Shahram Amiri, an Iranian nuclear scientist, disappeared in May 2009 and recently resurfaced at the Pakistani Embassy in Washington, D.C., claiming to have been kidnapped and tortured by the CIA.

American intelligence can’t catch a break, said The Economist. “Just as America’s spy catchers were basking in glory” after busting a Russian sleeper ring, along comes an Iranian scientist who at minimum was a valuable intelligence source who got away and at worst was a double agent who duped his CIA handlers. Shahram Amiri, an Iranian nuclear scientist, disappeared in May 2009 during a pilgrimage to the holy city of Medina, Saudi Arabia. Last week, he turned up at the Pakistani Embassy in Washington, D.C., which represents Iranian interests in the U.S., saying he’d been kidnapped and tortured by the CIA and wanted to return to Iran. Washington claims that Amiri was a “willing defector” who gave the CIA important information about Iran’s nuclear programs and then “returned home at his own wish.” But it all looks rather odd. Last month, a year after Amiri had disappeared, Iranian television broadcast a video purportedly made by Amiri at an Internet cafe in Tucson in which he claimed to have been abducted by U.S. and Saudi agents. In a much slicker video released on YouTube shortly afterward, he said he was in the U.S. of his own free will, studying for a doctoral degree. Then, in a third video, he said he’d been forced to make the second one.
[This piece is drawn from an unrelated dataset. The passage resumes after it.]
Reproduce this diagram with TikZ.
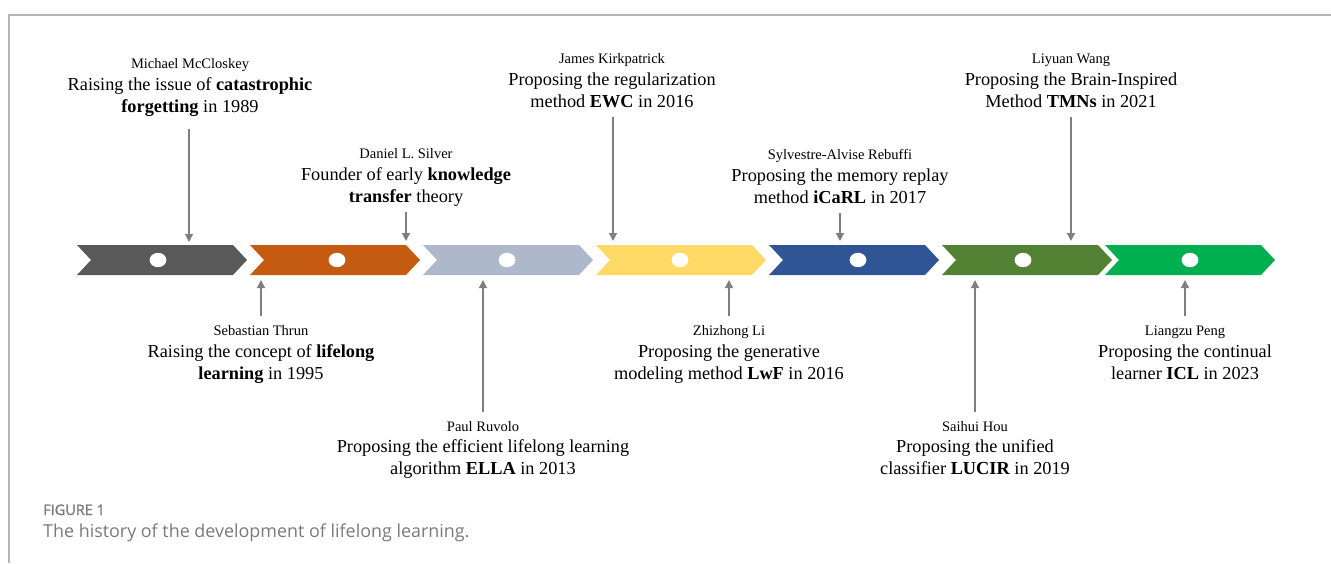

Amiri was almost certainly a double agent working for Iran all along, said Gareth Porter in the Asia Times. U.S. officials are now claiming that the scientist was a longtime agent for the U.S. who’d funneled secrets to them for years. But had that been true, the CIA would have arranged for his wife and young son to accompany him to America. In fact, the lengths to which the U.S. is going to portray Amiri as a long-standing U.S. spy simply cast doubt on the story’s legitimacy. Numerous American newspapers and TV newscasts have been quoting unnamed U.S. officials as insisting that Amiri was a valuable source for everything from the discovery of a new Iranian nuclear site at Qom to the pinpointing of an Iranian university as the center of nuclear research. “In the arcane world of spying, those claims wouldn’t have been leaked to the media unless the CIA believed Amiri was working for the other side.”